Maybe it’s time we temper our adoration with a splash of renewed commitment to our fellow human beings. For example, state officials are currently deciding whether to allow dogs inside the Oregon State Parks system’s 250 or so yurts and cabins. These are communal, lottery-funded structures that range from $20 to $80 per night, and some guests, even if they’re not allergic to dog hair, might not enjoy snoozing where a dog once slept. Until pups start paying too, I’m not convinced they deserve to share our public sleeping quarters.
Worse yet are the little leftovers park-goers have to sidestep—not to mention the owners who bring their dogs to restaurants, only to leave them tied up and baying outside while other patrons grimace their way through three courses. And while we’re at it: Why is it that Oregon just opened the country’s first Animal Medical and Learning Center, for a mere $6.4 million—but nearly 20 percent of Oregonians still don’t have health insurance?
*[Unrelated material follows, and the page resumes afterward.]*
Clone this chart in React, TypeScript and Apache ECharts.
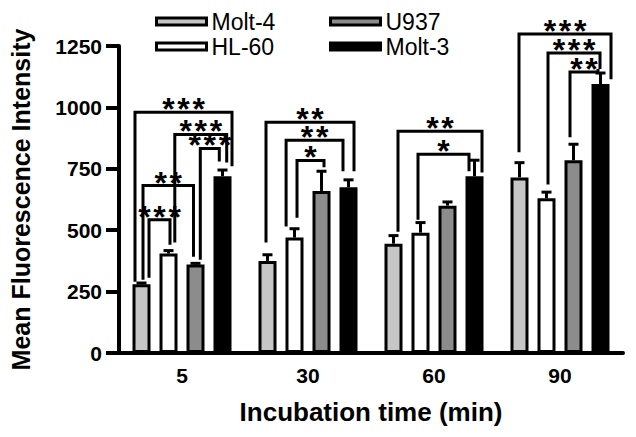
import React, { useEffect, useRef } from 'react';
import * as echarts from 'echarts';

const categories = ['5', '30', '60', '90'];
const seriesNames = ['Molt-4', 'HL-60', 'U937', 'Molt-3'];
const molt4 = [280, 375, 445, 715];
const hl60 = [405, 470, 490, 630];
const u937 = [360, 660, 600, 785];
const molt3 = [720, 675, 720, 1095];
const molt4Err = [5, 25, 33, 60];
const hl60Err = [12, 36, 41, 25];
const u937Err = [5, 80, 15, 65];
const molt3Err = [25, 30, 65, 45];
const yMax = 1250;
const yInterval = 250;

// significance brackets: [category, barA, barB, level, legEndA, legEndB, stars]
const brackets = [
  [0, 0, 3, 980, 290, 760, 3],
  [0, 1, 3, 890, 450, 776, 3],
  [0, 2, 3, 833, 380, 780, 3],
  [0, 0, 2, 682, 298, 392, 2],
  [0, 0, 1, 543, 306, 441, 3],
  [1, 0, 3, 940, 450, 740, 2],
  [1, 1, 3, 866, 515, 740, 2],
  [1, 1, 2, 784, 551, 756, 1],
  [2, 0, 3, 903, 494, 735, 2],
  [2, 1, 3, 809, 543, 740, 1],
  [3, 0, 3, 1299, 817, 1115, 3],
  [3, 1, 3, 1221, 686, 1156, 3],
  [3, 2, 3, 1144, 878, 1156, 2],
];
// horizontal shift (px) of each bracket leg from its bar centre
const bracketLegShift = [
  [-6.5, 9.5], [6.3, 4.2], [4.8, -3.2], [1.5, -2], [7.5, 1.5],
  [-1.5, 5.5], [-8.4, -5.5], [2.5, 2.5],
  [4.5, 7.5], [-2.5, -5.5],
  [-0.5, 10.5], [1.5, -0.5], [-3.5, -2.5],
];

const FONT = '"Liberation Sans", Arial, Helvetica, sans-serif';
const BAR_W = 18;
const BAR_GAP = 9;
const barOffset = (i: number) => (i - 1.5) * (BAR_W + BAR_GAP);
const STAR_DY = -3;

const values = [molt4, hl60, u937, molt3];
const errors = [molt4Err, hl60Err, u937Err, molt3Err];
const fills = ['#c6c6c6', '#ffffff', '#8c8c8c', '#000000'];

export default function App() {
  const ref = useRef<HTMLDivElement>(null);
  useEffect(() => {
    if (!ref.current) return;
    const chart = echarts.init(ref.current, null, { renderer: 'svg' });

    const barSeries = seriesNames.map((name, i) => ({
      name,
      type: 'bar',
      data: values[i],
      barWidth: BAR_W,
      barGap: `${(BAR_GAP / BAR_W) * 100}%`,
      itemStyle: { color: fills[i], borderColor: '#000', borderWidth: 3 },
      z: 2,
    }));

    const errSeries = seriesNames.map((name, i) => ({
      type: 'custom',
      name: name + '-err',
      clip: false,
      z: 3,
      data: values[i].map((v, c) => [c, v, errors[i][c]]),
      encode: { x: 0, y: 1 },
      renderItem: (params: any, api: any) => {
        const c = api.value(0);
        const v = api.value(1);
        const e = api.value(2);
        const p0 = api.coord([c, v]);
        const p1 = api.coord([c, v + e]);
        const x = p0[0] + barOffset(i);
        return {
          type: 'group',
          children: [
            { type: 'line', shape: { x1: x, y1: p0[1], x2: x, y2: p1[1] }, style: { stroke: '#000', lineWidth: 3 } },
            { type: 'line', shape: { x1: x - 5, y1: p1[1], x2: x + 5, y2: p1[1] }, style: { stroke: '#000', lineWidth: 3 } },
          ],
        };
      },
    }));

    const bracketSeries = {
      type: 'custom',
      name: 'brackets',
      clip: false,
      z: 4,
      data: brackets.map((b) => [b[0], b[3]]),
      encode: { x: 0, y: 1 },
      renderItem: (params: any, api: any) => {
        const b = brackets[params.dataIndex];
        const [cat, barA, barB, level, endA, endB, stars] = b;
        const [sa, sb] = bracketLegShift[params.dataIndex];
        const base = api.coord([cat, 0])[0];
        const xa = base + barOffset(barA) + sa;
        const xb = base + barOffset(barB) + sb;
        const yTop = api.coord([cat, level])[1];
        const ya = api.coord([cat, endA])[1];
        const yb = api.coord([cat, endB])[1];
        const cx = (xa + xb) / 2;
        const starText = new Array(stars).fill('*').join('\u200A');
        return {
          type: 'group',
          children: [
            {
              type: 'polyline',
              shape: { points: [[xa, ya], [xa, yTop], [xb, yTop], [xb, yb]] },
              style: { stroke: '#000', lineWidth: 3, fill: 'none', lineJoin: 'miter' },
            },
            {
              type: 'text',
              x: cx,
              y: yTop + STAR_DY,
              style: {
                text: starText,
                font: `bold 32px ${FONT}`,
                lineHeight: 12,
                fill: '#000',
                align: 'center',
                verticalAlign: 'middle',
              },
            },
          ],
        };
      },
    };

    const legendBase = {
      orient: 'vertical',
      top: 5,
      itemWidth: 50,
      itemHeight: 7,
      itemGap: 2,
      icon: 'rect',
      itemStyle: { borderColor: '#000', borderWidth: 3 },
      textStyle: { fontSize: 23, fontFamily: FONT, color: '#000' },
    };

    chart.setOption({
      animation: false,
      backgroundColor: '#fff',
      grid: { left: 117, right: 13, top: 46, bottom: 84 },
      legend: [
        { ...legendBase, left: 150, data: ['Molt-4', 'HL-60'] },
        { ...legendBase, left: 324, data: ['U937', 'Molt-3'] },
      ],
      xAxis: {
        type: 'category',
        data: categories,
        name: 'Incubation time (min)',
        nameLocation: 'middle',
        nameGap: 46,
        nameTextStyle: { fontSize: 26, fontWeight: 'bold', fontFamily: FONT, color: '#000' },
        axisLine: { lineStyle: { color: '#000', width: 4 } },
        axisTick: { alignWithLabel: true, length: 10, lineStyle: { color: '#000', width: 4 } },
        axisLabel: { margin: 12, fontSize: 21, fontWeight: 'bold', fontFamily: FONT, color: '#000' },
      },
      yAxis: {
        type: 'value',
        min: 0,
        max: yMax,
        interval: yInterval,
        name: 'Mean Fluorescence Intensity',
        nameLocation: 'middle',
        nameGap: 86,
        nameTextStyle: { fontSize: 25, fontWeight: 'bold', fontFamily: FONT, color: '#000' },
        splitLine: { show: false },
        axisLine: { show: true, lineStyle: { color: '#000', width: 4 } },
        axisTick: { show: true, length: 13, lineStyle: { color: '#000', width: 4 } },
        axisLabel: {
          margin: 17,
          fontSize: 21,
          fontWeight: 'bold',
          fontFamily: FONT,
          color: '#000',
          formatter: (v: number) => String(v),
        },
      },
      series: [...barSeries, ...errSeries, bracketSeries],
    });
    return () => chart.dispose();
  }, []);
  return <div ref={ref} style={{ position: 'fixed', left: 0, top: 0, width: 636, height: 437 }} />;
}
Looking for answers, I visited the off-leash area at Fernhill Park in Northeast Portland to square off with some dog owners. On the far side of the park, I found Karen Kyle, whose spastic brown labradoodle, Lulu, leapt up and down with frightening urgency, awaiting the next swing of the ubiquitous purple plastic Chuckit. As Lulu chased down the ball, Kyle told me that a few weeks ago at Fernhill, a dog had peed on her leg. Her horror story inspired me to share my frustration about barking, slobber on my pants and the overall feeling that I’m a pariah because I don’t embrace either.
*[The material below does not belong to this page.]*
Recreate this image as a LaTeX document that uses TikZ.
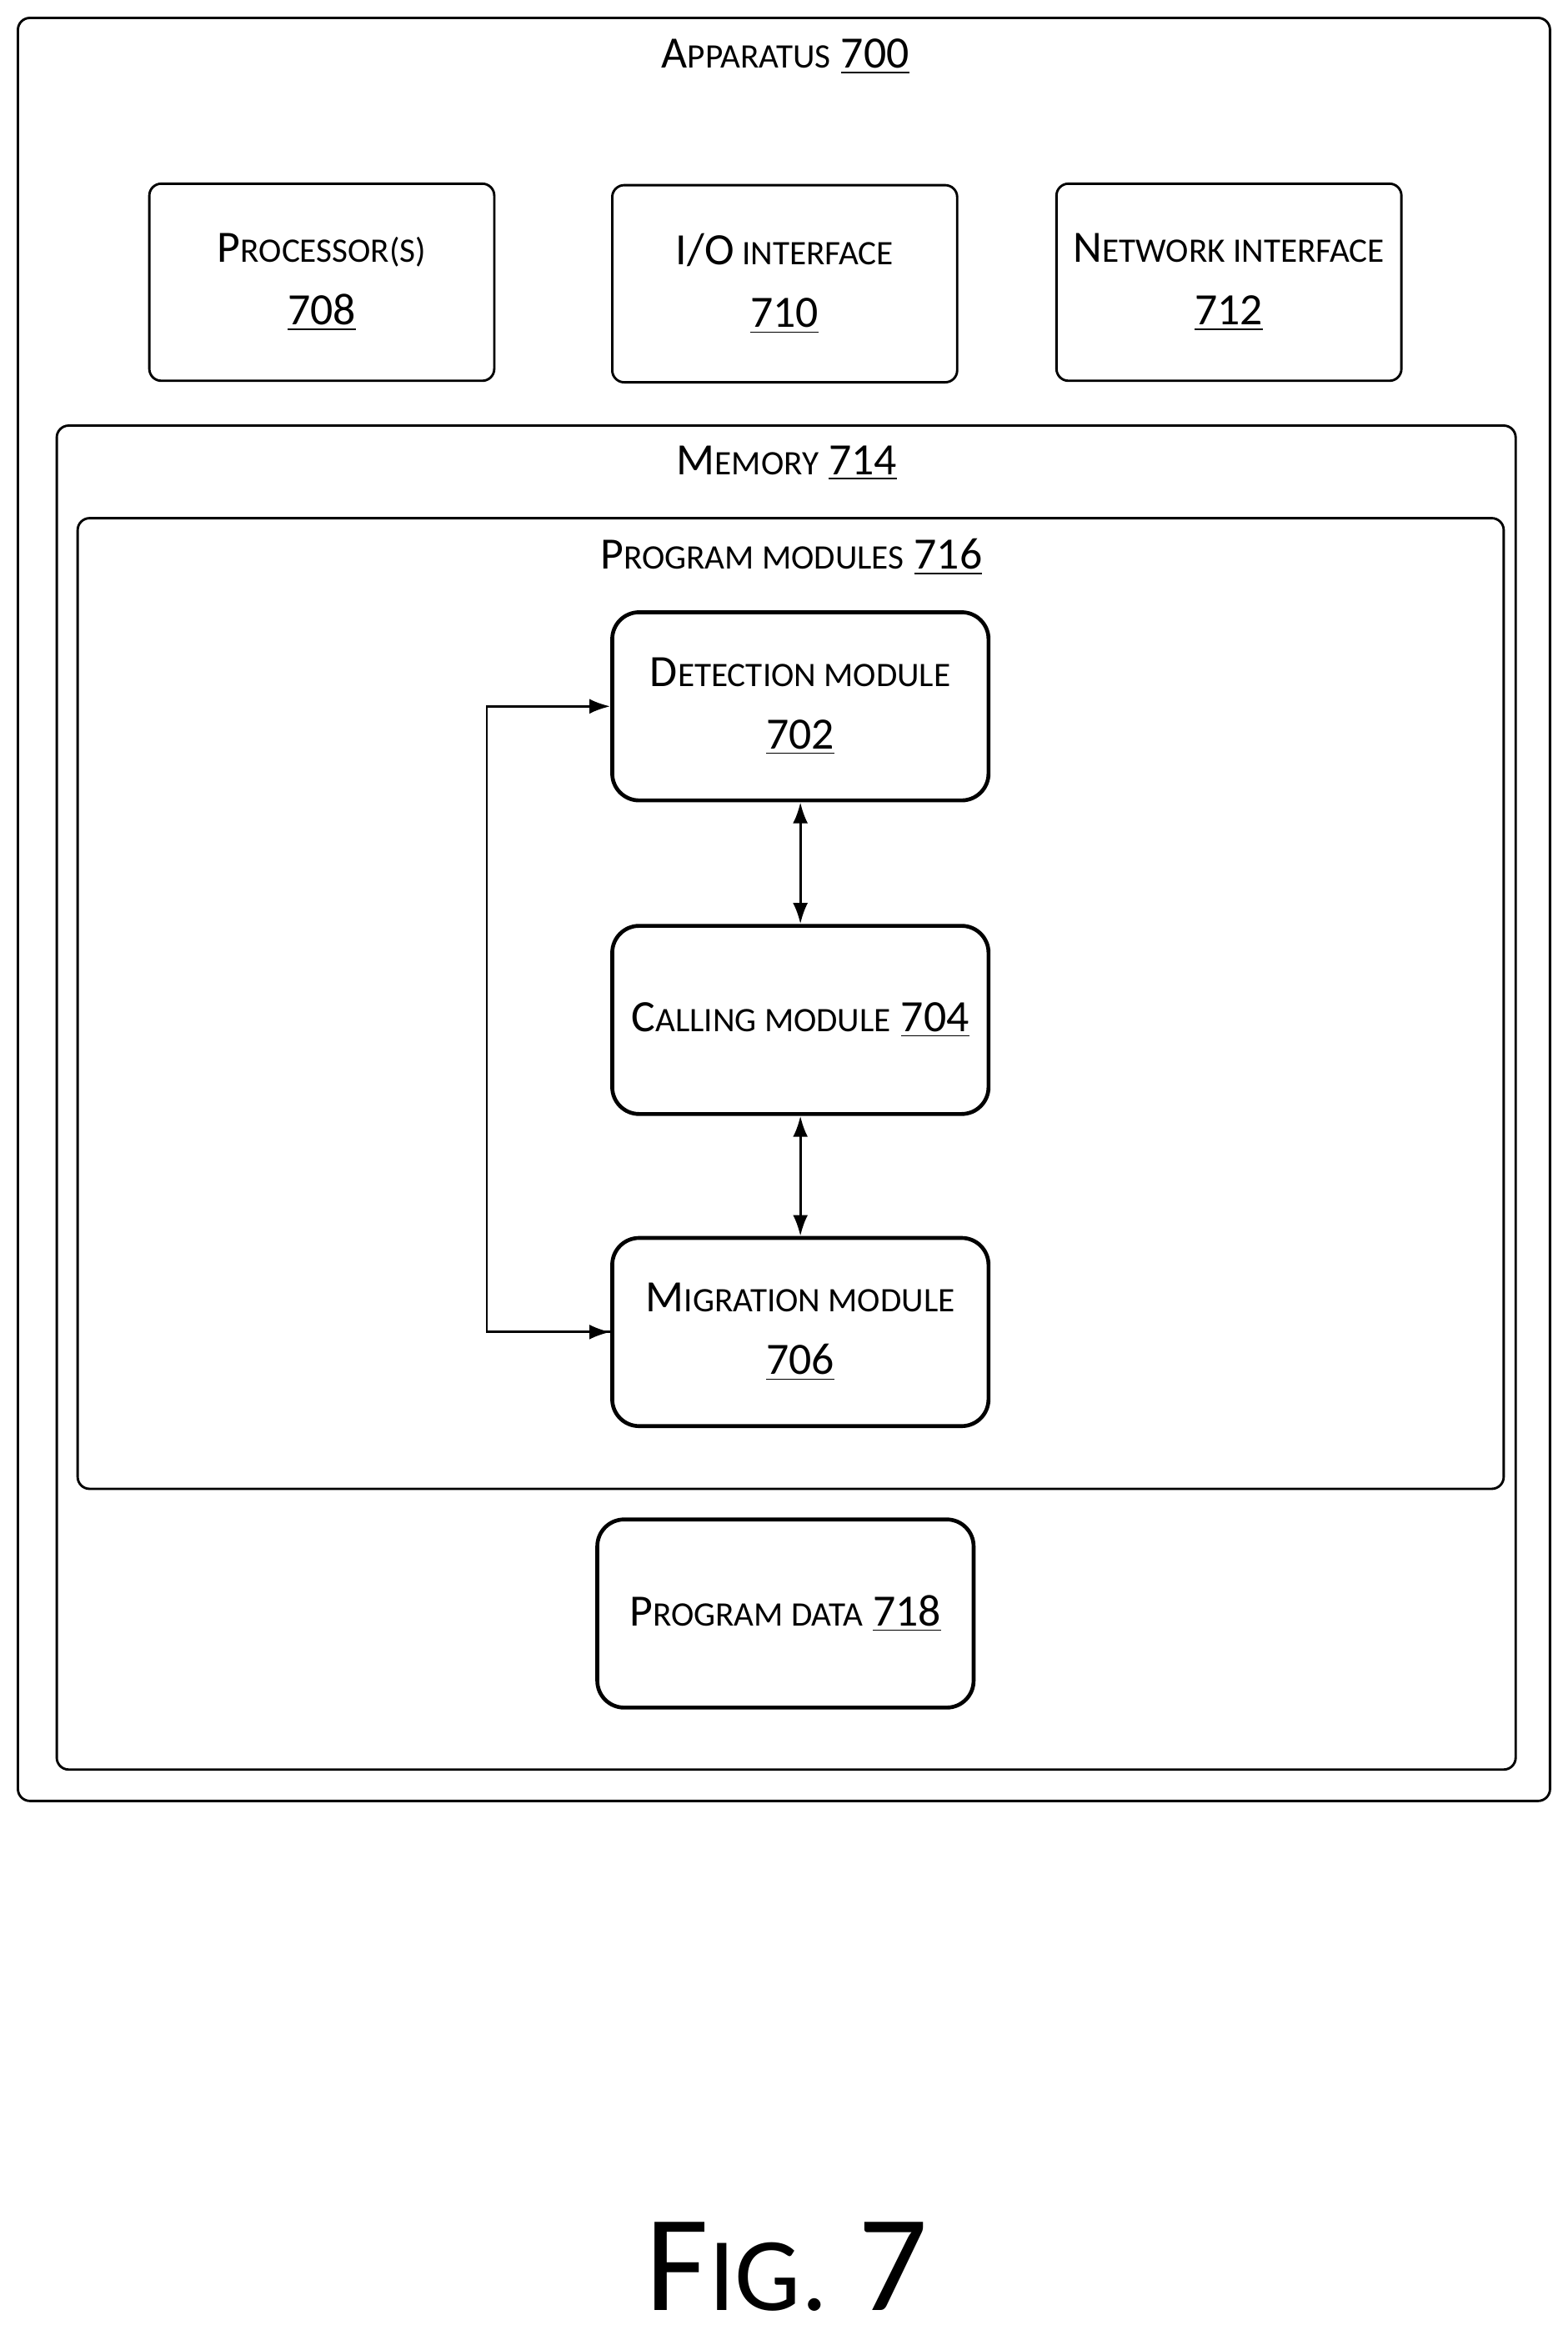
\documentclass[tikz,border=0pt]{standalone}
\usepackage{fontspec}
\setmainfont{Carlito}
\usetikzlibrary{positioning,arrows.meta}
\newcommand\smc[2]{#1{\fontsize{11.5}{14}\selectfont\MakeUppercase{#2}}}
\tikzset{
  box/.style = {shape=rectangle, rounded corners=4pt, draw, line width=0.8pt,
                align=center, inner sep=0pt},
  unit/.style = {box, minimum width=115.5pt, minimum height=66pt},
  module/.style = {box, line width=1.3pt, rounded corners=9pt,
                   minimum width=126pt, minimum height=63pt},
  title/.style = {font=\fontsize{15}{18}\selectfont},
  link/.style = {draw, line width=0.8pt, -{Latex[length=7pt,width=5pt]}}
}
\begin{document}
\begin{tikzpicture}[x=0.5pt,y=-0.5pt,font=\fontsize{15}{19}\selectfont]
\useasboundingbox (0,0) rectangle (1050,1567);
% containers
\node [box, minimum width=513pt, minimum height=597pt] (apparatus) at (525,609) {};
\node [title] at (526,38) {\smc{A}{pparatus} \underline{700}};
\node [box, minimum width=488.5pt, minimum height=450pt] (memory) at (526.5,735) {};
\node [title] at (527,310) {\smc{M}{emory} \underline{714}};
\node [box, minimum width=477.5pt, minimum height=325pt] (modules) at (529.5,672) {};
\node [title] at (530,373) {\smc{P}{rogram modules} \underline{716}};
% hardware
\node [unit] (proc) at (215.5,189) {\smc{P}{rocessor(s)}\\[2pt]\underline{708}};
\node [unit] (io) at (525.5,190) {I/O\smc{}{ interface}\\[2pt]\underline{710}};
\node [unit] (net) at (823,189) {\smc{N}{etwork interface}\\[2pt]\underline{712}};
% modules
\node [module] (detect) at (536,473) {\smc{D}{etection module}\\[2pt]\underline{702}};
\node [module] (call) at (536,683) {\smc{C}{alling module} \underline{704}};
\node [module] (migrate) at (536,892) {\smc{M}{igration module}\\[2pt]\underline{706}};
\node [module] (data) at (526,1080.5) {\smc{P}{rogram data} \underline{718}};
\coordinate (loop) at (326,0);
% connectors
\draw [link, {Latex[length=7pt,width=5pt]}-{Latex[length=7pt,width=5pt]}] (detect) -- (call);
\draw [link, {Latex[length=7pt,width=5pt]}-{Latex[length=7pt,width=5pt]}] (call) -- (migrate);
\draw [link] (migrate.west) -| (loop |- detect.west) -- (detect.west);
\draw [link] (loop |- detect.west) |- (migrate.west);
\node [font=\fontsize{46}{50}\selectfont] (fig) at (527,1518) {F{\fontsize{35}{40}\selectfont IG.} 7};
\end{tikzpicture}
\end{document}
Kyle was sympathetic. “People can’t presume that everyone loves their dog. Look, your dog has to have manners, just like your kid has to have manners,” she said, as Lulu yipped for another go with the Chuckit. Exactly, I agreed. Heck, some parents even keep their toddlers on leashes—and even those who don’t still don’t let their children pester strangers. If only dog owners had the same standards.